The code originally destroyed its data array (by allocating new pointers). Now it seems to throw memory away by allocating temp four times (but Jeevan's edit reinstates the old code in indented form). The old code allocated space for strings but never initialized them (having thrown away the value that was in the array beforehand).
NB: any commentary on the code could easily be invalid by the time you're reading the commentary — the code in the question could have changed.
for (i = 0; i < 10; i++)
string[i] = malloc(30);
This code tramples out of the bounds of the string array (dimension is 5). It also loses the data originally in the array.
You need to use strcmp() to compare the strings, but you simply need to swap pointers rather than using strcpy() at all.
The comment // allocating memory beside a printf() statement is misleading, too.
This stands a chance of working. Note that there is no memory allocation:
#include <stdio.h>
#include <string.h>
int main(void)
{
int j;
int i;
char *string[] = { "ibrahim", "laura", "peter", "degea" };
for (i = 0; i < 4; i++)
printf("%s\n", string[i]);
for (i = 0; i < 3; i++)
{
for (j = i+1; j < 4; j++)
{
if (strcmp(string[i], string[j]) > 0)
{
char *temp = string[i];
string[i] = string[j];
string[j] = temp;
}
}
}
for (i = 0; i < 4; i++)
printf("%s\n",string[i]);
return 0;
}
Output:
ibrahim
laura
peter
degea
degea
ibrahim
laura
peter
Comment: don't try sorting thousands of strings using this sort algorithm.

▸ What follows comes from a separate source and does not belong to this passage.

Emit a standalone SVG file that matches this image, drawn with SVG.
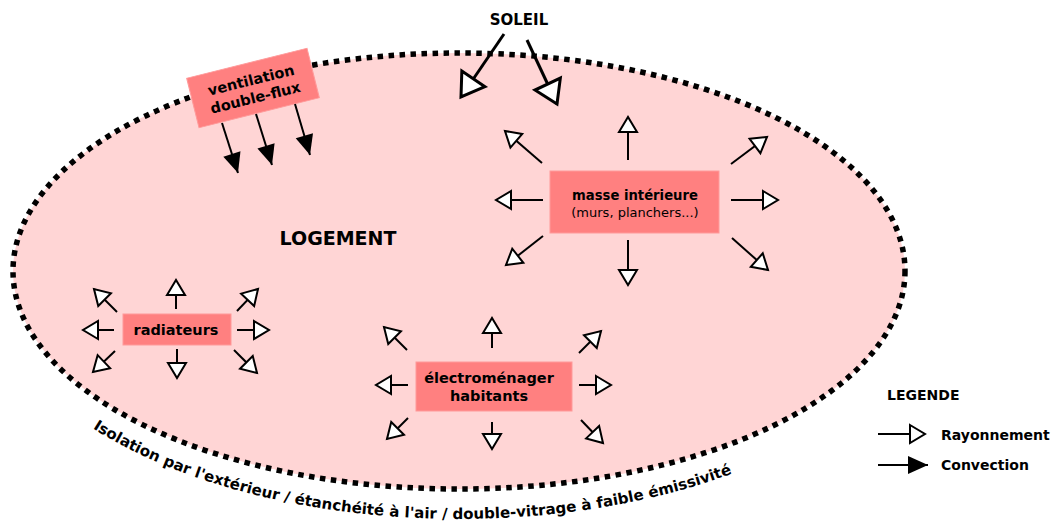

You are overwriting the existing string array contents with malloc, that too 10 times.
Please use braces in your code for better understanding
for( i = 0; i< 10 ;i++)
string[i] = (char*)malloc (30 * sizeof(char));
temp = (char*)malloc(30*sizeof(char));
can be written as
for( i = 0; i< 10 ;i++) // why to allocate memory ten times, that too overwriting
{
string[i] = (char*)malloc (30 * sizeof(char));
}
temp = (char*)malloc(30*sizeof(char));
when you declare :
char *string[5] = {
"ibrahim",
"laura",
"peter",
"degea" };
the pointer *string[0] to *string[3] allocated to a address in the memory, where will stored the init values "ibrahim","laura"...
when you use malloc function for the pointer string[i] = (char*)malloc (30 * sizeof(char));
the pointer *string[0] to *string[4] will be allocated to another address in the memory. so the value at these address are different from that you initialized (ibrahim,laura).
you should use static array instead dynamic as below
char temp;
char string[5] = {
"ibrahim",
"laura",
"peter",
"degea" };
remove all the malloc, free function.